$a,b,c ∈ \mathbb R^+$ and $a+b=1$ then find max value of $a^4b + ab^4$

Question

$a,b,c ∈ \mathbb R^+$ and $a+b=1$ then find max value of $a^4b + ab^4$

So through AM-GM, I found : $$\frac{a+b}{2}\ge\sqrt{ab}\implies ab \le 1$$

Now I have, $$ab(a^3+b^3)\le\frac{1}{4}(a+b)(a^2+b^2-ab)$$ $$ab(a^3+b^3) \le \left(\frac{a^2+b^2}{4}-\frac{ab}{4}\right)$$

To me, it looks like I’m halfway there and just need to find something about $a^2 + b^2$ but haven’t found anything.
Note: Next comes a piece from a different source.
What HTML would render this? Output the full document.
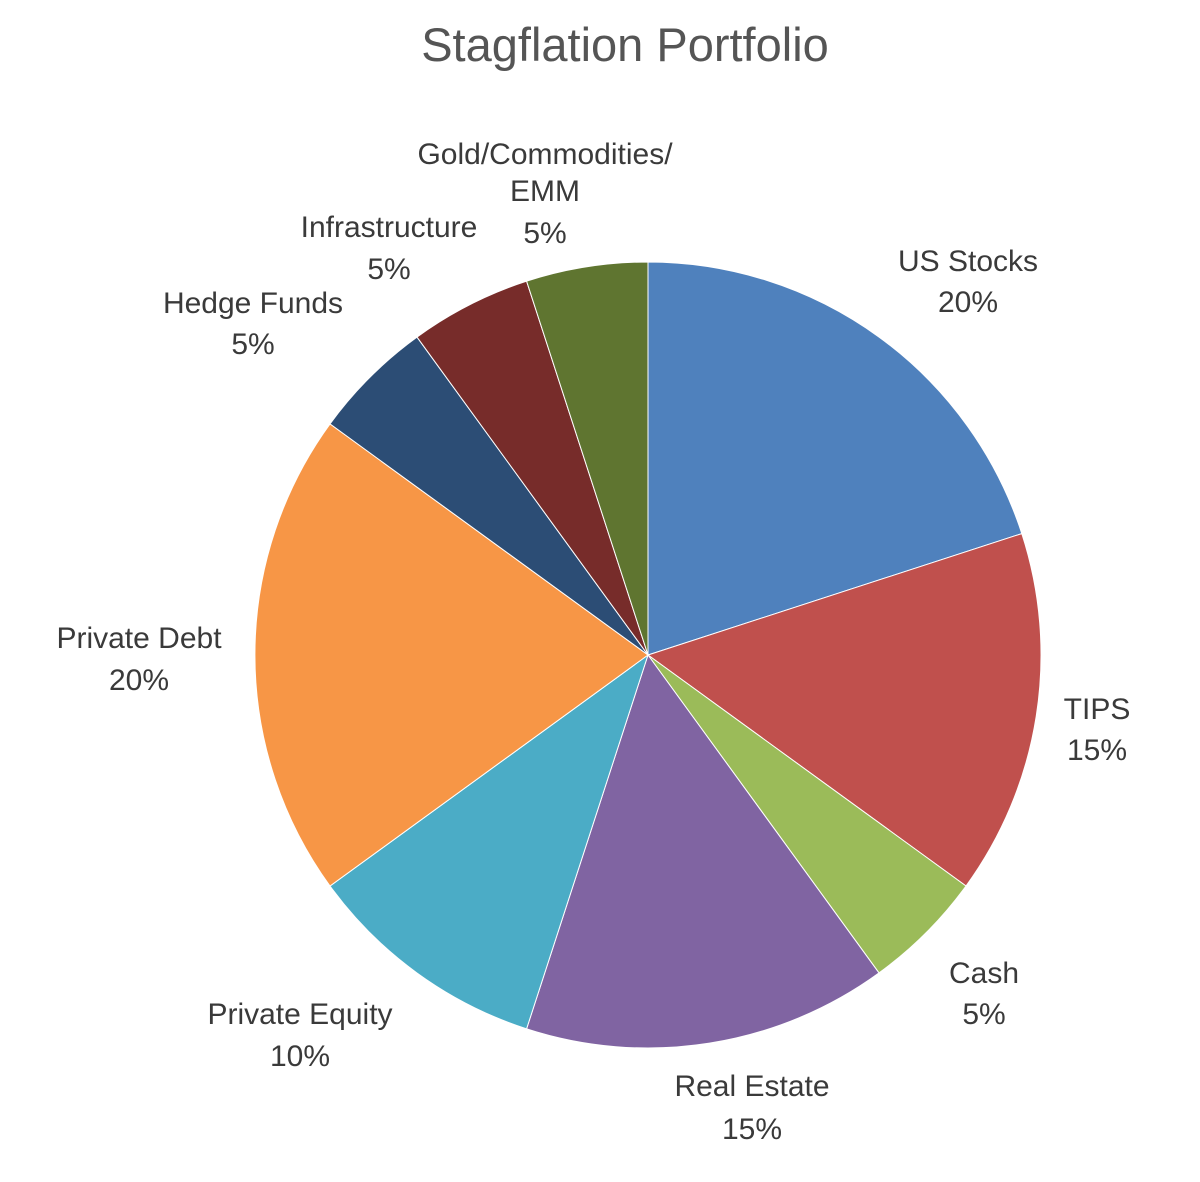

Any type of help is welcomed.

Answer 1

Since $a,b ∈ R^+$ and $a+b=1$,

$$a^4b +ab^4=ab(a^3 + b^3) =$$ $$= ab[(a+b)^3-3ab(a+b)]=ab(1-3ab)=$$ $$=ab - 3a^2b^2=-3(a^2b^2-\frac{ab}{3})=$$ $$-3(a^2b^2-\frac{ab}{3}+\frac{1}{36})+\frac{1}{12}=$$ $$=-3(ab-\frac{1}{6})^2 +\frac{1}{12} \leq \frac{1}{12}$$